Но в Москве и Ленинграде уже веял ветерок свободы. 25 октября на вечере поэзии в московском Доме литераторов журналист Феликс Медведев объявил со сцены о присуждении Бродскому премии и аудитория разразилась овацией. После этого актер Михаил Козаков читал стихи Бродского. Тем временем поэт и редактор отдела поэзии в журнале "Новый мир" Олег Чухонцев, который встречался с Бродским в Америке еще в апреле 1987 года, добился разрешения напечатать подборку стихов новоиспеченного лауреата в декабрьском номере. Видимо, не намеренно, но большинство вошедших в подборку вещей составили "письма" – цикл "Письма римскому другу", диптих "Письма династии Минь", а также "Одиссей Телемаку" и "Ниоткуда с любовью, надцатого мартобря...". Это вызывало в памяти строки, написанные двадцатью годами раньше:
...ветер,
как блудный сын, вернулся в отчий дом
и сразу получил все письма.("Открытка из города К.", КПЭ)
Глава X
Невозвращенец
Мы садились с мамой в перепол ненную лодку, и какой-то старик в плаще греб. Вода была вровень с бортами, народу было очень много.
Из воспоминаний Бродского (см. главу I)
Перемены на родине
Уезжая из России в 1972 году, Бродский не знал, удастся ли ему когда-нибудь еще увидеть родину. Эмиграция из СССР была движением только в одну сторону, безвозвратным. Провозглашенное Объединенными Нациями право человека на свободное перемещение полностью игнорировалось советским правительством. В редких случаях эмигрантам, не сумевшим приспособиться к жизни за рубежом, разрешали вернуться, но с обязательным условием публичного покаяния, унизительного признания совершенной ошибки, рассказа в прессе о том, как скверно живется в капиталистическом аду. Просто приехать повидаться с родными и близкими эмигрант не мог, и они не могли навестить его. Правительство не хотело, чтобы люди сравнивали образ жизни дома и на Западе, так как сравнение, по крайней мере материальных условий, было невыгодно для СССР. Кроме того, действовали исконные идеологические предрассудки. Покинуть социалистическое отечество мог лишь предатель, враг, и даже разрешенная эмиграция должна была стать наказанием – изгнанием, остракизмом. В особенности, если изгнанник был писателем, журналистом, общественным деятелем, то есть по советским понятиям принадлежал к "идеологической сфере", а идеология по этим понятиям была либо правильная, "наша", либо враждебная.

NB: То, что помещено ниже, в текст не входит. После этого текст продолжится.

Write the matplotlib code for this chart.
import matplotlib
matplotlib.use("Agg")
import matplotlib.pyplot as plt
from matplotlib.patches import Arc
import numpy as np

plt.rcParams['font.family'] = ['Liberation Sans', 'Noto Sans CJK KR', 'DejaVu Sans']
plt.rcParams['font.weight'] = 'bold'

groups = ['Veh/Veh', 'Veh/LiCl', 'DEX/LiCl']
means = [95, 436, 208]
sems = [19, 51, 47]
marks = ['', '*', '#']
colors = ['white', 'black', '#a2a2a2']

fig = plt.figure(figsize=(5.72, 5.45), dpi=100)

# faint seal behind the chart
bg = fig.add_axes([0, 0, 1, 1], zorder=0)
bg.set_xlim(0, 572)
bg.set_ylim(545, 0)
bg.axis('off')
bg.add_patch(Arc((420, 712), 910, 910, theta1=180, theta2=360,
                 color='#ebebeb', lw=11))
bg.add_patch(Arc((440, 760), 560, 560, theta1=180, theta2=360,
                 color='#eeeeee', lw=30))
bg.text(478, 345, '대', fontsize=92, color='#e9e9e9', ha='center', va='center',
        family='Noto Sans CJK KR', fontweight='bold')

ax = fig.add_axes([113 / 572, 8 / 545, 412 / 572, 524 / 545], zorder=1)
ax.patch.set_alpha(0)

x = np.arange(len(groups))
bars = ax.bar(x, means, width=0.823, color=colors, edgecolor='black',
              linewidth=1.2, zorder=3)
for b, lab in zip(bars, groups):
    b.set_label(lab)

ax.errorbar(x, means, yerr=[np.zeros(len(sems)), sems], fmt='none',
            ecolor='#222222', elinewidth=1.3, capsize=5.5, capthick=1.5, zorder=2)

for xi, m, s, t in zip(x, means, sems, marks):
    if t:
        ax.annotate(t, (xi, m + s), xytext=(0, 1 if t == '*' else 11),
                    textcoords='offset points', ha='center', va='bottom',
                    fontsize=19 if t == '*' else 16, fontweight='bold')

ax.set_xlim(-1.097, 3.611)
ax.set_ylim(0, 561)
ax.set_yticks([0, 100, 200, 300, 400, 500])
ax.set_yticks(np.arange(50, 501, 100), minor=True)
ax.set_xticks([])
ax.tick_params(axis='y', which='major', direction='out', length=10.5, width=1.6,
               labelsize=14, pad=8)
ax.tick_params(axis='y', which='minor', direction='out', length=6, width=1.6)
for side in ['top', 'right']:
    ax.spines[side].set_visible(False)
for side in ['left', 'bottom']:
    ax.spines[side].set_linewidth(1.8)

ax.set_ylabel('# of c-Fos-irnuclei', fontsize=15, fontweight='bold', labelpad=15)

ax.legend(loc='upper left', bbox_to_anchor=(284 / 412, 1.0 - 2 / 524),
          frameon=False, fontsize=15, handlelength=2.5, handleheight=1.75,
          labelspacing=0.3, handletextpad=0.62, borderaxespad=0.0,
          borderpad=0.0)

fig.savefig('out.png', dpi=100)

Наказывали не только изгнанника, но и его семью. Родители Бродского двенадцать раз подавали заявления с просьбой разрешить им вместе или по отдельности съездить повидать сына, но каждый раз получали отказ. Отказ мотивировался с внушительной бессмысленностью: поездку власть считала "нецелесообразной". Целью Марии Моисеевны и Александра Ивановича Бродских было повидаться с единственным сыном. Что же должно было быть "сообразно" этой цели? Иногда отвечали и так: согласно нашим документам, ваш сын выехал из СССР в Израиль (или как однажды сказал старикам чиновник ленинградского ОВИРа в устной беседе: "Мы его направили в Израиль"), а вы просите разрешить поездку в США. В Америке Бродский обращался ко всем, кто пользовался каким-то влиянием на кремлевское правительство. За него ходатайствовали госдеп, сенаторы, епископы, но советская власть была непреклонна. Мать Бродского умерла 17 марта 1983 года, отец немногим более года спустя. Сына они так и не повидали.